What about our charity dollars, the money we give to those less fortunate than ourselves. Again, we are still free to give our government allowance to whatever charity we desire but the money the government takes from us for ‘charitable’ purposes is too often spent in ways most of us may object to. If it was our choice, would give our money for free needles to drug addicts, free condoms to the promiscuous, more money for every child produced by a welfare mother? Would we pour our money into programs that destroy the family and create dependency? I doubt it, but do we have the freedom to choose? No.
Over two hundred years ago a group of men arose who were tired of seeing a far away government tax and spend in ways that were not in their best interests. They saw a government taking away their freedoms one by one. They found themselves subject to a government that made decisions that caused economic harm. They pledged their lives to the elimination of such tyranny. The government in Washington and in many states has become that which we rebelled against, and much worse. Choice is the essence of freedom and liberty and we are rapidly losing the few important choices left to us. According to the founders, governments are instituted to secure our rights to life, liberty and the pursuit of happiness. The idea of government is that we, as free people, surrender some small and clearly defined portion of our sovereignty in order to create a level playing field and ensure that our liberty is not threatened either domestically or by some foreign entity.

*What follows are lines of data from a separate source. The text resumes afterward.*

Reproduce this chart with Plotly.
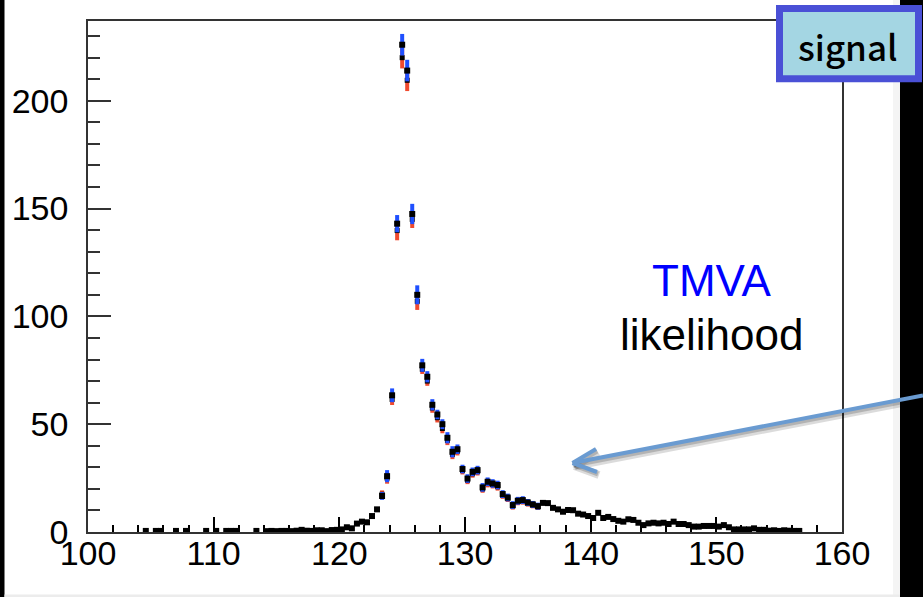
import numpy as np
import plotly.graph_objects as go

# ---------------- data ----------------
BIN_LO, BIN_W, NBINS = 100.0, 0.4, 150
centers = [round(BIN_LO + BIN_W * (k + 0.5), 1) for k in range(NBINS)]

counts = [
    0, 0, 0, 0, 0, 0, 0, 0, 0, 0,            # 100.2 - 103.8
    0, 0.5, 0, 0.5, 0.5, 0, 0, 0.5, 0, 0.5,  # 104.2 - 107.8
    0, 0, 0, 0.5, 0, 0.5, 0, 0.5, 0.5, 0.5,  # 108.2 - 111.8
    0, 0, 0, 0.5, 0, 0.4, 0.5, 0.4, 0.5, 0.5,  # 112.2 - 115.8
    0.4, 0.6, 1.0, 0.6, 0.5, 0.8, 0.8, 0.4, 0.9, 1.0,  # 116.2 - 119.8
    1.2, 2.2, 1.7, 3.9, 4.8, 4.5, 7.4, 10.5, 16.7, 25.9,  # 120.2 - 123.8
    63.4, 143, 226, 214, 147.5, 110, 77.3, 72, 59, 54.5,  # 124.2 - 127.8
    50, 43.7, 37.2, 38.4, 29.2, 24.8, 27.9, 28.7, 20.7, 23.3,  # 128.2 - 131.8
    22.5, 21.8, 17.6, 16, 12.5, 14.5, 14.8, 13.7, 12.8, 12,  # 132.2 - 135.8
    13.5, 13.4, 11.2, 10.5, 9.4, 10.2, 10.1, 8.5, 8.1, 7.4,  # 136.2 - 139.8
    6.5, 8.9, 6.5, 7.0, 6.0, 5.2, 4.8, 5.9, 5.6, 4.3,  # 140.2 - 143.8
    3.2, 4.0, 4.3, 4.0, 4.3, 3.7, 4.8, 3.7, 3.7, 3.2,  # 144.2 - 147.8
    2.5, 2.5, 2.8, 2.8, 2.8, 2.5, 3.2, 2.2, 1.2, 1.2,  # 148.2 - 151.8
    1.2, 1.2, 1.7, 1.0, 1.0, 0.6, 0.8, 0.5, 0.8, 0.6,  # 152.2 - 155.8
    0.5, 0.5, 0, 0, 0, 0, 0, 0, 0, 0,        # 156.2 - 159.8
]

# bins where the blue / red comparison histograms are visible
band_x = [123.4, 123.8, 124.2, 124.6, 125.0, 125.4, 125.8, 126.2, 126.6, 127.0,
          127.4, 127.8, 128.2, 128.6, 129.0, 129.4, 129.8, 130.2, 130.6, 131.0,
          131.4, 131.8, 132.2, 132.6, 133.0, 133.4, 133.8, 134.2, 134.6, 135.0,
          135.4, 135.8]
blue_err = [1.8, 2.8, 3.2, 4.0, 5.0, 5.0, 4.7, 4.4, 3.0, 2.6,
            2.6, 2.2, 2.3, 2.6, 2.6, 2.2, 2.0, 2.0, 2.0, 2.0,
            2.0, 2.0, 2.0, 2.0, 1.8, 1.8, 1.8, 1.8, 1.8, 1.6,
            1.6, 1.6]
red_val = [17.5, 25.0, 61.5, 139.8, 220, 209.5, 145, 107, 75.5, 70,
           57.5, 53, 48, 42.5, 36, 37.5, 28.5, 24, 27, 28,
           20, 22.5, 22, 21, 17, 15.5, 12, 14, 14.3, 13.2,
           12.4, 11.6]
red_err = [1.8, 2.6, 2.6, 4.5, 5.0, 5.0, 4.0, 4.0, 2.2, 2.2,
           2.2, 2.2, 2.2, 2.2, 2.2, 2.0, 1.8, 1.8, 1.8, 1.8,
           1.8, 1.8, 1.8, 1.8, 1.6, 1.6, 1.6, 1.6, 1.6, 1.4,
           1.4, 1.4]

x_ticks = [100, 110, 120, 130, 140, 150, 160]
y_ticks = [0, 50, 100, 150, 200]

# ---------------- figure ----------------
W, H = 923, 597
L, R, T, B = 88, 81, 21, 65
PW, PH = W - L - R, H - T - B


def fx(p):
    return (p - L) / PW


def fy(p):
    return (H - B - p) / PH


cnt = dict(zip(centers, counts))
nz_x = [c for c, v in zip(centers, counts) if v > 0]
nz_y = [v for v in counts if v > 0]
blue_val = [cnt[c] for c in band_x]

fig = go.Figure()
fig.add_trace(go.Scatter(
    x=band_x, y=red_val, mode="markers",
    marker=dict(symbol="square", size=5, color="black"),
    error_y=dict(type="data", array=red_err, color="#f04a2e", thickness=4, width=0),
    showlegend=False, hoverinfo="skip"))
fig.add_trace(go.Scatter(
    x=band_x, y=blue_val, mode="markers",
    marker=dict(symbol="square", size=1, color="rgba(0,0,0,0)"),
    error_y=dict(type="data", array=blue_err, color="#1f50ff", thickness=4, width=0),
    showlegend=False, hoverinfo="skip"))
fig.add_trace(go.Scatter(
    x=nz_x, y=nz_y, mode="markers",
    marker=dict(symbol="square", size=6, color="black"),
    showlegend=False))

axis_font = dict(family="Liberation Sans, Arial", size=34, color="black")
fig.update_xaxes(
    range=[100, 160], tickvals=x_ticks, ticktext=[str(t) for t in x_ticks],
    ticks="inside", ticklen=15, tickwidth=1.5, tickcolor="black",
    minor=dict(dtick=2, ticks="inside", ticklen=7, tickwidth=1.5, tickcolor="black"),
    showgrid=False, zeroline=False, showline=True, linecolor="#333", linewidth=1.5,
    mirror=True, tickfont=axis_font, ticklabelstandoff=-10)
fig.update_yaxes(
    range=[0, 237], tickvals=y_ticks, ticktext=[str(t) for t in y_ticks],
    ticks="inside", ticklen=23, tickwidth=1.5, tickcolor="#333",
    minor=dict(dtick=10, ticks="inside", ticklen=12, tickwidth=1.5, tickcolor="#333"),
    showgrid=False, zeroline=False, showline=True, linecolor="#333", linewidth=1.5,
    mirror=True, tickfont=axis_font, ticklabelstandoff=11)

shapes = []
# slide border strips
shapes.append(dict(type="rect", xref="paper", yref="paper", x0=fx(0), x1=fx(4.5), y0=fy(597), y1=fy(0),
                   fillcolor="black", line=dict(width=0), layer="below"))
shapes.append(dict(type="rect", xref="paper", yref="paper", x0=fx(893), x1=fx(900), y0=fy(597), y1=fy(0),
                   fillcolor="#f4f4f4", line=dict(width=0), layer="below"))
shapes.append(dict(type="rect", xref="paper", yref="paper", x0=fx(900), x1=fx(923), y0=fy(597), y1=fy(0),
                   fillcolor="black", line=dict(width=0), layer="below"))
shapes.append(dict(type="rect", xref="paper", yref="paper", x0=fx(4.5), x1=fx(900), y0=fy(597), y1=fy(594.5),
                   fillcolor="#ececec", line=dict(width=0), layer="below"))


def seg(x0, y0, x1, y1, color, width):
    return dict(type="line", xref="paper", yref="paper", x0=fx(x0), y0=fy(y0), x1=fx(x1), y1=fy(y1),
                line=dict(color=color, width=width), layer="above")


# arrow shadow + arrow
tip = (572.5, 463.0)
for dx, dy, col, w in [(2, 3, "rgba(0,0,0,0.14)", 8), (1, 2, "rgba(0,0,0,0.18)", 5)]:
    shapes.append(seg(923 + dx, 395.5 + dy, tip[0] + dx, tip[1] + dy, col, w))
    shapes.append(seg(tip[0] + dx, tip[1] + dy, 596 + dx, 449 + dy, col, w))
    shapes.append(seg(tip[0] + dx, tip[1] + dy, 597 + dx, 472 + dy, col, w))
acol = "#6a9bd1"
shapes.append(seg(923, 395.5, tip[0] + 1, tip[1] - 0.2, acol, 4))
shapes.append(seg(tip[0], tip[1], 596, 449, acol, 4))
shapes.append(seg(tip[0], tip[1], 597, 472, acol, 4))

# signal box
shapes.append(dict(type="rect", xref="paper", yref="paper", x0=fx(779.5), x1=fx(918.5), y0=fy(78.8), y1=fy(8.5),
                   fillcolor="#a4d6e3", line=dict(color="#4a50d6", width=7), layer="above"))

fig.update_layout(shapes=shapes)

fig.add_annotation(xref="paper", yref="paper", x=fx(848), y=fy(45), text="signal", showarrow=False,
                   xanchor="center", yanchor="middle",
                   font=dict(family="Noto Sans CJK JP", size=35, color="black", weight=500))
fig.add_annotation(xref="paper", yref="paper", x=fx(711.5), y=fy(280), text="TMVA", showarrow=False,
                   xanchor="center", yanchor="middle",
                   font=dict(family="Liberation Sans, Arial", size=44, color="#0000ff"))
fig.add_annotation(xref="paper", yref="paper", x=fx(711), y=fy(334), text="likelihood", showarrow=False,
                   xanchor="center", yanchor="middle",
                   font=dict(family="Liberation Sans, Arial", size=44, color="black"))

fig.update_layout(
    width=W, height=H, margin=dict(l=L, r=R, t=T, b=B, pad=0),
    paper_bgcolor="white", plot_bgcolor="white", showlegend=False)

fig.write_html("out.html")
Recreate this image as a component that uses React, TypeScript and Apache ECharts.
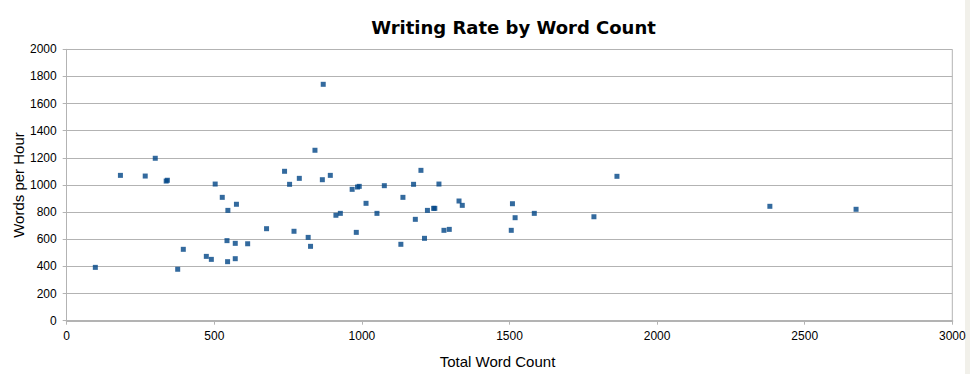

For the last hundred years, our government has come to operate under the assumption that it, and not we, are responsible for our lives, liberties and pursuits. It is no longer the guardian of our liberty but the custodian of it. If our liberty and freedom were a box of candy, under the founder’s system we possessed the box and the government was like our big brother that kept others from taking our box. Under today’s system, we no longer posses the box. It is held by our mother who gives it out as she sees fit. Sometimes she can be liberal with it, sometimes stingy, but the point is that it is out of our control and we let it become so. Are we responsible adults or little children? Have we become so lazy and apathetic that we don’t really care about our choices, are we happy turning over all our responsibility to the government? If so, we have become mere slaves and the founder’s vision is dead, it only awaits the final nails in the coffin. But if we believe in liberty and the responsibility for our own choices that go with it, then it is time we stood up and said no more. It is time to say with Jefferson and the founders that the “long train of abuses and usurpations” that have led us to “absolute despotism” will end now or there will be a new revolution at hand. It is time that men and women of vision and conviction, “with a firm reliance on Divine Providence...pledge...our lives, our fortunes and our sacred honor” to the task.